In April 2014, BET Networks and Telepictures announced that The Keke Palmer Project was ordered to series. In May of the same year, it was announced that Just Keke would premiere on June 30, 2014, and would air Monday through Friday after 106 & Park.

== Episodes ==

| No. | Title | Original release date |
| 1 | "Just Keke Premiere" | June 30, 2014 |
Chris Brown's song "Loyal"; BET Awards party; Kevin Hart; Michael Ealy; Farelle Walker; cypher battle.
| 2 | "The N-Word: Right or Wrong?" | July 1, 2014 |
Discussion of words; Narvell Benning on Skype; Rachel Jeantel; celebrity dish; hell date.
| 3 | "The New Dating Rules and Fifth Harmony" | July 2, 2014 |
Side chicks; Skype with Fifth Harmony; hell date with a viewer and actor Donnivin; surprise proposal in studio. "Guest star": Fifth Harmony as themselves
| 4 | "How I Lost 260 Pounds" | July 3, 2014 |
Throwback Thursday 80s outfits; millennials as monogamous; Raven-Symoné; swimsuit fashions with Tiffany Chynel.
| 5 | "Stop Being a "Girl" Hater" | July 4, 2014 |
Women hating other women; Wagatwe Wanjuki; empowering women; backup dancer prank; dance-off contest in studio.
| 6 | "N/A" | July 7, 2014 |
Keke plays one on one with NBA star Amir Johnson; Kingsley, Superwoman and Necole Bitchie; Etcha Sketch Comedy troupe.
| 7 | "N/A" | July 8, 2014 |
Lil Mama talks about the loss of her mother; Keke pranks the customers of Pink's Hot Dogs.
| 8 | "N/A" | July 9, 2014 |
Celebrity male panel with Brandon T. Jackson, Chris Brew and Jay Ellis; celebrity stylist Jen Austin's little black dress makeover.
| 9 | "Keke Tackles Hair With Celebrity Stylist Ursula Stephen" | July 10, 2014 |
Brandy's career and duet with Keke; celebrity hairstylist Ursula Stephens transforms three girls; Keke visits a barbershop.

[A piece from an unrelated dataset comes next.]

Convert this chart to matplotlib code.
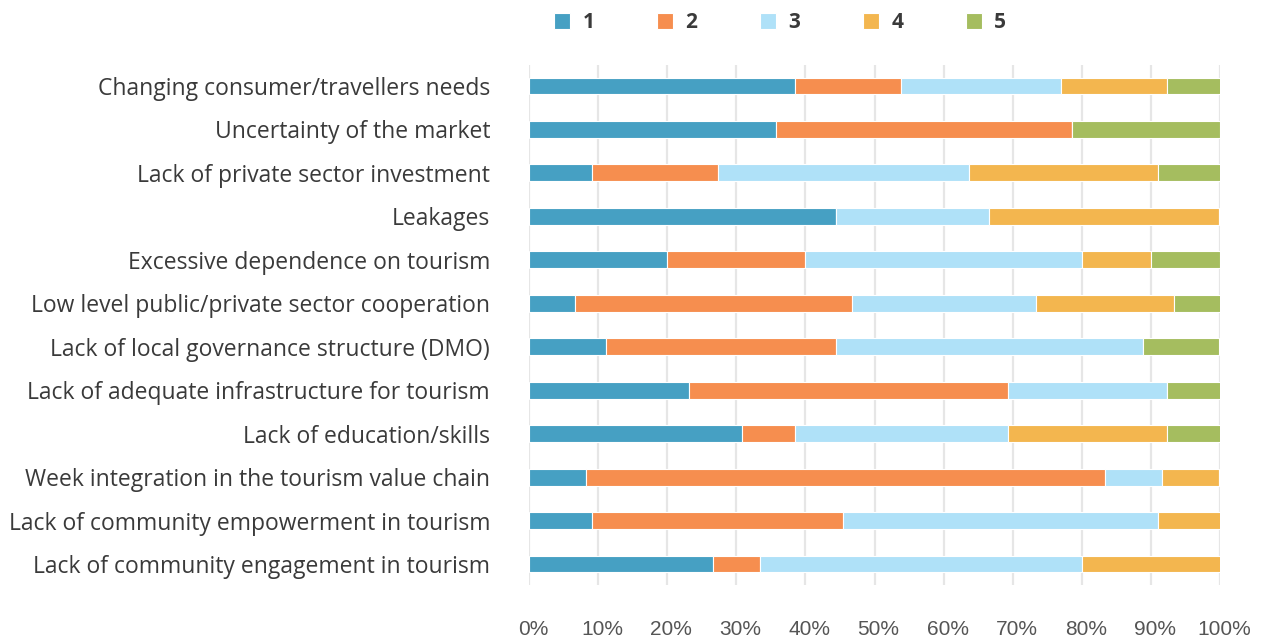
import matplotlib
matplotlib.use("Agg")
import matplotlib.pyplot as plt
import matplotlib.transforms as mtransforms
import numpy as np

categories = [
    "Changing consumer/travellers needs",
    "Uncertainty of the market",
    "Lack of private sector investment",
    "Leakages",
    "Excessive dependence on tourism",
    "Low level public/private sector cooperation",
    "Lack of local governance structure (DMO)",
    "Lack of adequate infrastructure for tourism",
    "Lack of education/skills",
    "Week integration in the tourism value chain",
    "Lack of community empowerment in tourism",
    "Lack of community engagement in tourism",
]

series_names = ["1", "2", "3", "4", "5"]

score_1 = [38.5, 35.7, 9.1, 44.4, 20.0, 6.7, 11.1, 23.1, 30.8, 8.3, 9.1, 26.7]
score_2 = [15.4, 42.9, 18.2, 0.0, 20.0, 40.0, 33.3, 46.2, 7.7, 75.0, 36.4, 6.7]
score_3 = [23.1, 0.0, 36.4, 22.2, 40.0, 26.7, 44.4, 23.1, 30.8, 8.3, 45.5, 46.7]
score_4 = [15.4, 0.0, 27.3, 33.3, 10.0, 20.0, 0.0, 0.0, 23.1, 8.3, 9.1, 20.0]
score_5 = [7.7, 21.4, 9.1, 0.0, 10.0, 6.7, 11.1, 7.7, 7.7, 0.0, 0.0, 0.0]

x_ticks = [0, 10, 20, 30, 40, 50, 60, 70, 80, 90, 100]

colors = ["#46A0C3", "#F68E4F", "#AFE1F8", "#F3B64F", "#A5BD5F"]

plt.rcParams["font.family"] = ["Open Sans", "DejaVu Sans"]

W, H = 1272, 641
fig = plt.figure(figsize=(W / 100, H / 100), dpi=100)
left, right, top, bottom = 529, 1220, 65, 585
ax = fig.add_axes([left / W, 1 - bottom / H, (right - left) / W, (bottom - top) / H])

series = [score_1, score_2, score_3, score_4, score_5]
y = np.arange(len(categories))
base = np.zeros(len(categories))
handles = []
for name, vals, col in zip(series_names, series, colors):
    vals = np.array(vals, dtype=float)
    b = ax.barh(y, vals, left=base, height=0.39, color=col,
                edgecolor="white", linewidth=0.8, label=name, zorder=3)
    handles.append(b)
    base += vals

ax.set_xlim(0, 100)
ax.set_ylim(len(categories) - 0.517, -0.483)
ax.set_yticks(y)
ax.set_yticklabels(categories, fontsize=16.5, color="#3a3a3a")
ax.set_xticks(x_ticks)
ax.set_xticklabels([f"{t}%" for t in x_ticks], fontsize=15, color="#555555",
                   family=["Liberation Sans", "DejaVu Sans"])
ax.tick_params(axis="y", length=0, pad=28)
ax.tick_params(axis="x", length=0, pad=25)
shift = mtransforms.ScaledTranslation(4 / 100, 0, fig.dpi_scale_trans)
for lbl in ax.get_xticklabels():
    lbl.set_transform(lbl.get_transform() + shift)
ax.grid(axis="x", color="#E6E6E6", linewidth=1.6, zorder=0)
for s in ax.spines.values():
    s.set_visible(False)

leg = fig.legend(handles=handles, labels=series_names, loc="center",
                 bbox_to_anchor=(780 / W, 1 - 23 / H), ncol=5, frameon=False,
                 handlelength=0.77, handleheight=0.77, handletextpad=0.6,
                 columnspacing=3.0, prop={"size": 15, "weight": "bold"})
for t in leg.get_texts():
    t.set_color("#3a3a3a")

fig.savefig("out.png", dpi=100, facecolor="white")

| 10 | "Keke Gets Real About Sex, Love and Dating" | July 11, 2014 |
Hip hop artist Ty Dolla Sign; sex expert Shanndon Boodram's secret sex survey; Kendra G.'s celebrity gossip.
| 11 | "Keke Tackles Cyber Bullying" | July 14, 2014 |
Actor Wesley Jonathan's career and workouts.
| 12 | "Tackling Social Media Fakes" | July 15, 2014 |
Bria and Shayne Murphy; YouTube star King Bach; Kendra G.'s celebrity gossip.
| 13 | "Karrueche Tran Talks Love and Relationships" | July 16, 2014 |
Chris Brown's girlfriend, Karrueche Tran; Malcom, a young homeless artist.
| 14 | "Keke Ups Her Dance Game With Hit the Floor Stars" | July 17, 2014 |
Taylour Paige and Logan Browning from Hit the Floor; breaking up with your best friend.
| 15 | "Gloria and Matt Barnes Quit Reality TV" | July 18, 2014 |
Reality stars Gloria and Matt Barnes; "Twerk-out"; comedian Zaniab Johnson.
| 16 | "N/A" | July 21, 2015 |
Supermodel Shaun Ross' career; skin tone; celebrity makeup artist Terrell Mullin reveals beauty secrets.
| 17 | "Do Nice Guys Finish Last In the World of Dating?" | July 22, 2014 |
Apollo Live's Tony Rock; the Playmakers perform; fashion show for all body types.
| 18 | "Keke Wonders If Millennials Can Be Faithful" | July 23, 2014 |
Professional football star Corey Liuget; Urban footwear; celebrity gossip with Kendra G.
| 19 | "Keke Gives One Little Fan a Big Makeover, Talks Love Signs" | July 24, 2014 |
Being dumped on social media; changing a diaper; astrologer David Palmer.
| 20 | "Keke Tackles the Definition of Ghetto" | July 25, 2014 |
The meaning of ghetto; a dance-off; two homeless valedictorians.